My barn sits nicely between mature trees, and their overhanging limbs provide good cover on either side for sneaking out for a hunt unnoticed. On the left is an overgrown drainage loved dearly by the quail covey. On the right is the toe of a steep slope and a tree line of locust where the doves perch as they swoop in and out of the food plot. Slipping in beneath the locust sent a hoard of doves sailing up and over the hill. In their absence, I settled on the corner of the barn and waited for the birds to return.
Moments later, a flight circled in from the wheatfield, approaching low and close, thanks to the poor visibility. Steadying my 20-gauge double just ahead of a dove, it tumbled with the powder burn, sending birds circling in chaotic confusion. Swinging through on a crossing bird deposited my second into the bunchgrasses.
Quickly reloading, I could hear the faint chirping of a dove in flight approaching over my right shoulder. I’ve never been good at the steeply angled or straight-away shots, and true to my weakness, I shot behind as the bird sailed past. Within 30 minutes, four doves met the bag and the majority of the flock sought the safety of the adjacent field, but the evening brought more of the same, as did the rest of that week. Was it the smoke or just a good dove year? Maybe both.
How Wildfires and Smoke Can Affect Doves
My curiosity on the effects of wildfires on migratory birds got the better of me and I began scouring the internet for scientific literature, only to find there is virtually nothing available on the subject. Studies on captive birds suggest smoke inhalation affects them similarly to humans, causing lung damage and pneumonia.
A plausible explanation for the hundreds of thousands of songbirds found dead in the southwest U.S. and Mexico in September 2020. If migrating songbirds suffered lung damage and other illness from the western wildfires, they may have succumbed to compromised health later along their migration route.

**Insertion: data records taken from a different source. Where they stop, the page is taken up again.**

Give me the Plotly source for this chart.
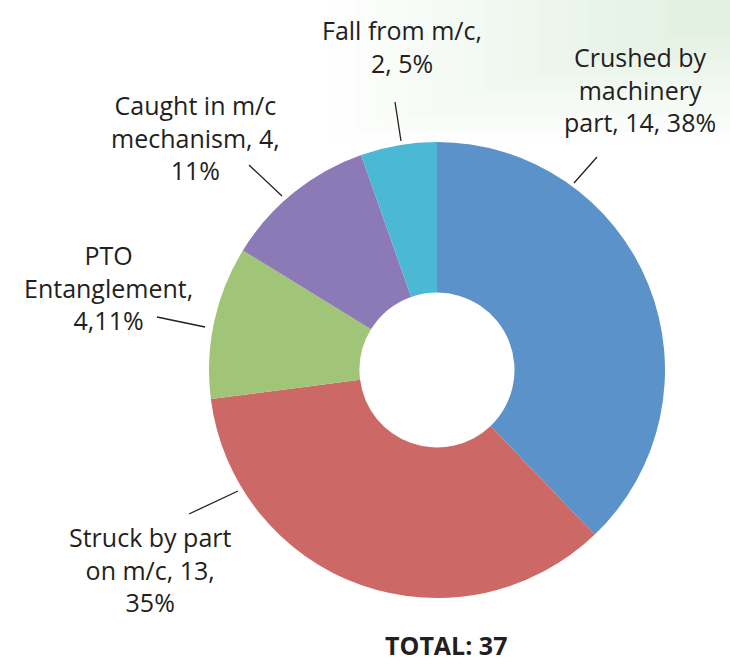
import plotly.graph_objects as go

# Data
causes = ["Crushed by machinery part", "Struck by part on m/c", "PTO Entanglement",
          "Caught in m/c mechanism", "Fall from m/c"]
counts = [14, 13, 4, 4, 2]
colors = ["#5B92CA", "#CC6966", "#A0C576", "#8B7AB6", "#4BB9D3"]
label_texts = [
    "Crushed by<br>machinery<br>part, 14, 38%",
    "Struck by part<br>on m/c, 13,<br>35%",
    "PTO<br>Entanglement,<br>4,11%",
    "Caught in m/c<br>mechanism, 4,<br>11%",
    "Fall from m/c,<br>2, 5%",
]
total = sum(counts)

W, H = 730, 664

def px(x, y):
    return x / W, 1 - y / H

fig = go.Figure()

fig.add_trace(go.Pie(
    labels=causes,
    values=counts,
    marker=dict(colors=colors, line=dict(width=0)),
    hole=0.34,
    sort=False,
    direction="clockwise",
    rotation=0,
    textinfo="none",
    hovertemplate="%{label}: %{value} (%{percent})<extra></extra>",
    domain=dict(x=[209 / W, 665 / W], y=[1 - 598 / H, 1 - 142 / H]),
    showlegend=False,
))

# label positions (px) and leader lines (px)
label_pos = [(640, 89), (150, 569), (108, 287), (195, 137), (402, 47)]
leaders = [
    ((574, 183), (597, 157)),
    ((238, 491), (189, 514)),
    ((205, 327), (157, 317)),
    ((282, 196), (249, 165)),
    ((401, 141), (395, 102)),
]

font = dict(family="Open Sans, sans-serif", size=25, color="#231F20")

annotations = []
for txt, (x, y) in zip(label_texts, label_pos):
    ax, ay = px(x, y)
    annotations.append(dict(x=ax, y=ay, xref="paper", yref="paper", text=txt,
                            showarrow=False, xanchor="center", yanchor="middle",
                            font=font, align="center"))

tx, ty = px(446, 645)
annotations.append(dict(x=tx, y=ty, xref="paper", yref="paper",
                        text=f"<b>TOTAL: {total}</b>", showarrow=False,
                        xanchor="center", yanchor="middle",
                        font=dict(family="Open Sans, sans-serif", size=25, color="#231F20")))

shapes = []
# faint green wash along the top, strongest at the right
for i in range(14):
    x0 = 330 + i * 26
    y1 = 140 - i * 8
    a, b = px(x0, 0)
    c, d = px(W, y1)
    shapes.append(dict(type="rect", xref="paper", yref="paper", x0=a, x1=c, y0=d, y1=b,
                       fillcolor="#a9d3a6", opacity=0.022, line=dict(width=0), layer="below"))

for (p0, p1) in leaders:
    x0, y0 = px(*p0)
    x1, y1 = px(*p1)
    shapes.append(dict(type="line", xref="paper", yref="paper", x0=x0, y0=y0, x1=x1, y1=y1,
                       line=dict(color="#231F20", width=1.3)))

fig.update_layout(
    width=W, height=H,
    margin=dict(l=0, r=0, t=0, b=0),
    paper_bgcolor="white",
    plot_bgcolor="white",
    annotations=annotations,
    shapes=shapes,
)

fig.write_html("out.html", config={"displayModeBar": False},
               post_script="document.body.style.margin='0';document.body.style.overflow='hidden';")
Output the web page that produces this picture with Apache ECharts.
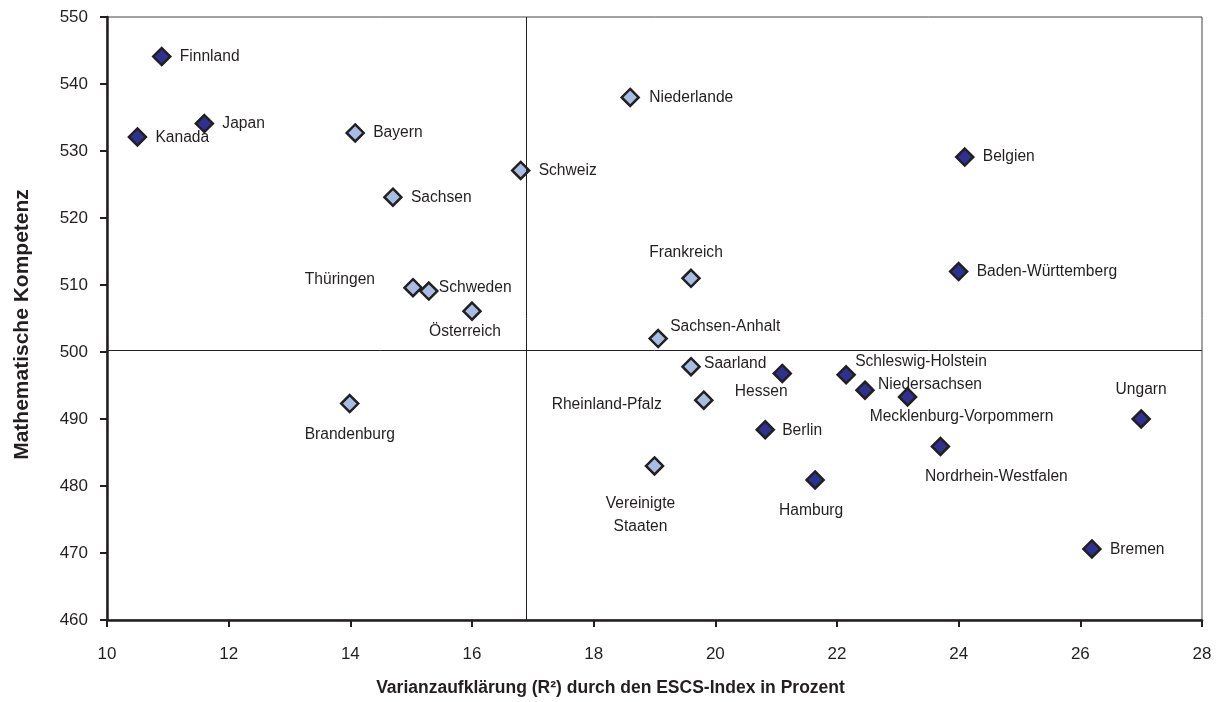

Biologists suggest that heavy smoke may cause birds to change their migration patterns and use more body fat than typically required for migration. Additionally, it can affect food sources such as insects as well as feeding behavior, all leading to additional stress on migrating birds. That said, it could be that my homestead was a hotspot for food, water, and shelter, enticing an unusually large volume of mourning doves, as birds can meet all of their needs here with little effort.
Mourning Dove Stats
Across the U.S., 2020 appeared to be a good dove season. The U.S. Fish and Wildlife Service estimated 194 million mourning doves in the U.S. as of September 1st, up 11 million from 2019. Hunters harvested about 4.65 million birds by 293,800 hunters in the eastern U.S., 5.89 million birds by 368,200 hunters in the central U.S., and 1.19 million birds by 86,800 hunters in the western U.S. That equates to a total of 15.8, 15.99, and 13.71 birds per hunter across the eastern, central, and western U.S., respectively.
Estimates from the Harvest Information Program (HIP) identified noticeable increases in hunter and bird harvest and nearly double the hunter days afield in the eastern and central U.S., and a slight increase in the western U.S. from 2019.
Wildfires may not have greatly affected populations elsewhere in the western U.S., but my HIP report certainly points to a positive exception in dove season success. An unexpected and pleasant consolation for sparing the greater sage grouse for another season.